=== Data ===
%%
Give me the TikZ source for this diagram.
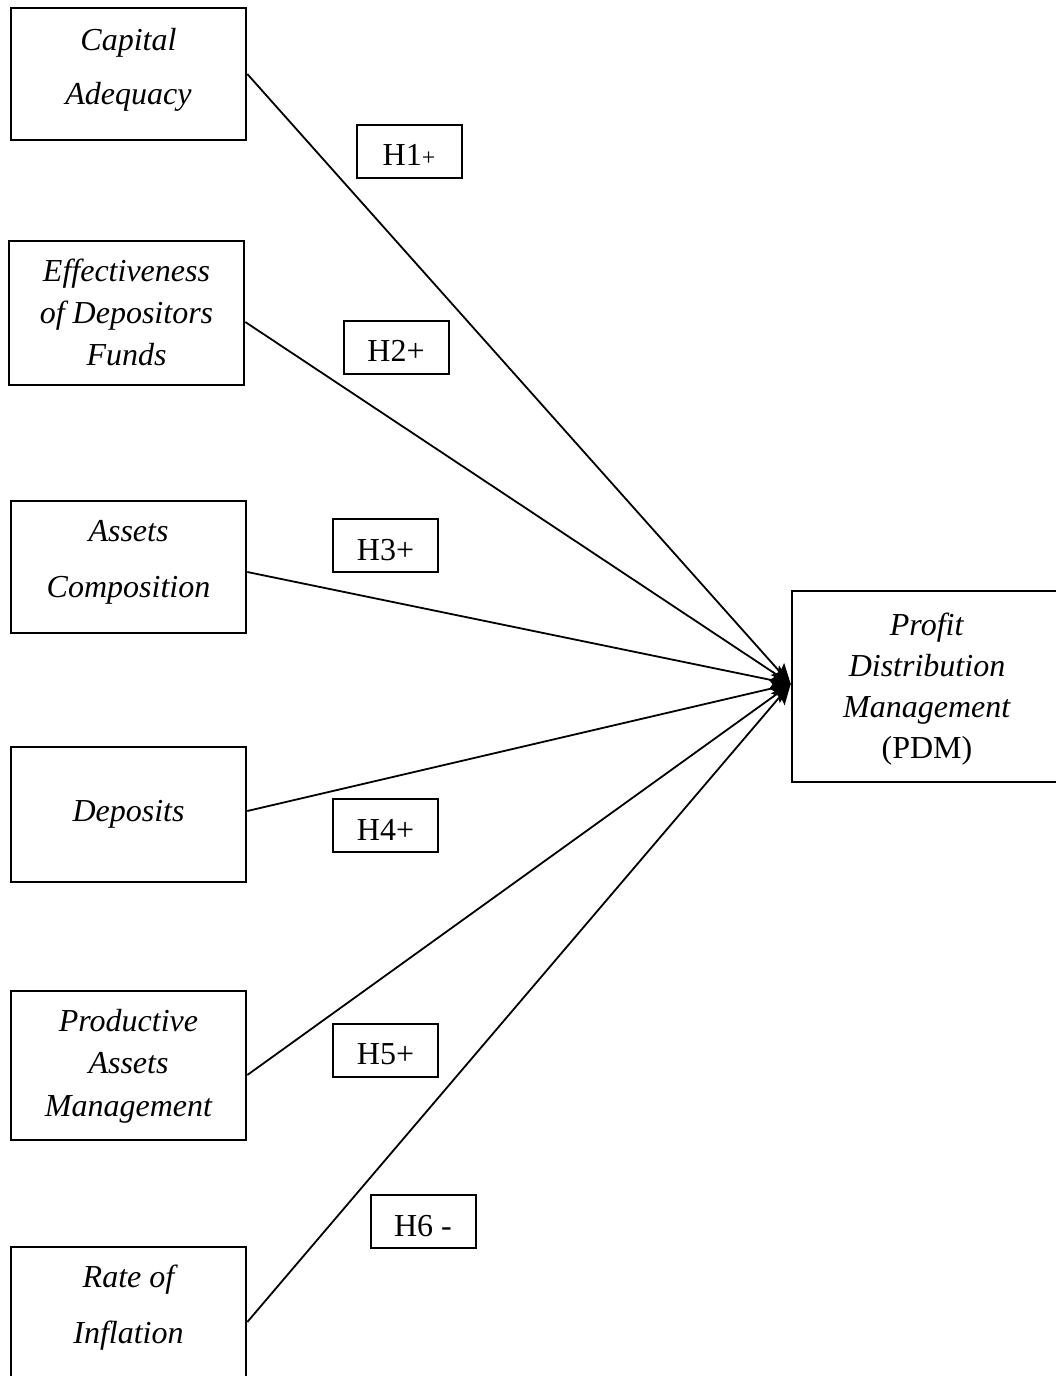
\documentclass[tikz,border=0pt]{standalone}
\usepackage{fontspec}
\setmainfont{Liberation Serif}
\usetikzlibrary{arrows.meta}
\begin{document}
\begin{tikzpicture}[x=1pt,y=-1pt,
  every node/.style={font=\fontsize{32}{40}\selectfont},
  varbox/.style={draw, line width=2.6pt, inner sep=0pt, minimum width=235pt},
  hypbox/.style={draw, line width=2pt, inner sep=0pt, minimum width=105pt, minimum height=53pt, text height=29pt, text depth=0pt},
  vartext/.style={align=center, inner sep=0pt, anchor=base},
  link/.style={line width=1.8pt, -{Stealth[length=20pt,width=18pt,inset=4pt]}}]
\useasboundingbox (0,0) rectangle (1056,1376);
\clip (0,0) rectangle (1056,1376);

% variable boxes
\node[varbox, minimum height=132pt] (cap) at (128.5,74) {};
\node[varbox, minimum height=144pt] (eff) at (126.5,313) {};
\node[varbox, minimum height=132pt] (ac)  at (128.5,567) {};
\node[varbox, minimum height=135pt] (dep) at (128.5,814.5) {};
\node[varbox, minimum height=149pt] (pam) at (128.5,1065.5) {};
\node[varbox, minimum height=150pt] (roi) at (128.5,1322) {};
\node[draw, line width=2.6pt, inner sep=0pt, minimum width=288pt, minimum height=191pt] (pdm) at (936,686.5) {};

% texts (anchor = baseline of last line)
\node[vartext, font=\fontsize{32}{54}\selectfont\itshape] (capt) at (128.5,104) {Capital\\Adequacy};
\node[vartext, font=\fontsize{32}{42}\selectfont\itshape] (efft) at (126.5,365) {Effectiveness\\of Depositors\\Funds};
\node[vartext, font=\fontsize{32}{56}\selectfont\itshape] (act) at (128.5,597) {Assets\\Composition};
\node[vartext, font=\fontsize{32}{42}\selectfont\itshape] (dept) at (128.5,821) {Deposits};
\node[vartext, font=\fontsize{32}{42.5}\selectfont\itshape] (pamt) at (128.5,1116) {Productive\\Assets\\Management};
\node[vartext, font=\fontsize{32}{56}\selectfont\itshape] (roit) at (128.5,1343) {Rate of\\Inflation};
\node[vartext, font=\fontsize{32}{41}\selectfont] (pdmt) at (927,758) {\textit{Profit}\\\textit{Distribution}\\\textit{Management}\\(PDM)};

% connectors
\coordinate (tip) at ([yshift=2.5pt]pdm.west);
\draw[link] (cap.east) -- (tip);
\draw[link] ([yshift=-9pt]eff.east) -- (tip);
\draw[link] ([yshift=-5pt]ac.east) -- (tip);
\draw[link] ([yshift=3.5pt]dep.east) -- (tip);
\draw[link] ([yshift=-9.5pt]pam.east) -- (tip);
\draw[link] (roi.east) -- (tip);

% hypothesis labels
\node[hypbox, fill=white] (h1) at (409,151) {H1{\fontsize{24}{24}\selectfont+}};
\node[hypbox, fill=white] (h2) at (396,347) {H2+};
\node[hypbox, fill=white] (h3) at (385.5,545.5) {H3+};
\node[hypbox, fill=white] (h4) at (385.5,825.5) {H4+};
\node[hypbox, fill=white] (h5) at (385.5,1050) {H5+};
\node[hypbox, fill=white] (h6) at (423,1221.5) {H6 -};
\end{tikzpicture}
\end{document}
%%
=== Set problem ===
Transcribe the preceding listing in its entirety and with exact wording, leaving out pictures.

=== Answer for this exercise ===
Give me the TikZ source for this diagram.
\documentclass[tikz,border=0pt]{standalone}
\usepackage{fontspec}
\setmainfont{Liberation Serif}
\usetikzlibrary{arrows.meta}
\begin{document}
\begin{tikzpicture}[x=1pt,y=-1pt,
  every node/.style={font=\fontsize{32}{40}\selectfont},
  varbox/.style={draw, line width=2.6pt, inner sep=0pt, minimum width=235pt},
  hypbox/.style={draw, line width=2pt, inner sep=0pt, minimum width=105pt, minimum height=53pt, text height=29pt, text depth=0pt},
  vartext/.style={align=center, inner sep=0pt, anchor=base},
  link/.style={line width=1.8pt, -{Stealth[length=20pt,width=18pt,inset=4pt]}}]
\useasboundingbox (0,0) rectangle (1056,1376);
\clip (0,0) rectangle (1056,1376);

% variable boxes
\node[varbox, minimum height=132pt] (cap) at (128.5,74) {};
\node[varbox, minimum height=144pt] (eff) at (126.5,313) {};
\node[varbox, minimum height=132pt] (ac)  at (128.5,567) {};
\node[varbox, minimum height=135pt] (dep) at (128.5,814.5) {};
\node[varbox, minimum height=149pt] (pam) at (128.5,1065.5) {};
\node[varbox, minimum height=150pt] (roi) at (128.5,1322) {};
\node[draw, line width=2.6pt, inner sep=0pt, minimum width=288pt, minimum height=191pt] (pdm) at (936,686.5) {};

% texts (anchor = baseline of last line)
\node[vartext, font=\fontsize{32}{54}\selectfont\itshape] (capt) at (128.5,104) {Capital\\Adequacy};
\node[vartext, font=\fontsize{32}{42}\selectfont\itshape] (efft) at (126.5,365) {Effectiveness\\of Depositors\\Funds};
\node[vartext, font=\fontsize{32}{56}\selectfont\itshape] (act) at (128.5,597) {Assets\\Composition};
\node[vartext, font=\fontsize{32}{42}\selectfont\itshape] (dept) at (128.5,821) {Deposits};
\node[vartext, font=\fontsize{32}{42.5}\selectfont\itshape] (pamt) at (128.5,1116) {Productive\\Assets\\Management};
\node[vartext, font=\fontsize{32}{56}\selectfont\itshape] (roit) at (128.5,1343) {Rate of\\Inflation};
\node[vartext, font=\fontsize{32}{41}\selectfont] (pdmt) at (927,758) {\textit{Profit}\\\textit{Distribution}\\\textit{Management}\\(PDM)};

% connectors
\coordinate (tip) at ([yshift=2.5pt]pdm.west);
\draw[link] (cap.east) -- (tip);
\draw[link] ([yshift=-9pt]eff.east) -- (tip);
\draw[link] ([yshift=-5pt]ac.east) -- (tip);
\draw[link] ([yshift=3.5pt]dep.east) -- (tip);
\draw[link] ([yshift=-9.5pt]pam.east) -- (tip);
\draw[link] (roi.east) -- (tip);

% hypothesis labels
\node[hypbox, fill=white] (h1) at (409,151) {H1{\fontsize{24}{24}\selectfont+}};
\node[hypbox, fill=white] (h2) at (396,347) {H2+};
\node[hypbox, fill=white] (h3) at (385.5,545.5) {H3+};
\node[hypbox, fill=white] (h4) at (385.5,825.5) {H4+};
\node[hypbox, fill=white] (h5) at (385.5,1050) {H5+};
\node[hypbox, fill=white] (h6) at (423,1221.5) {H6 -};
\end{tikzpicture}
\end{document}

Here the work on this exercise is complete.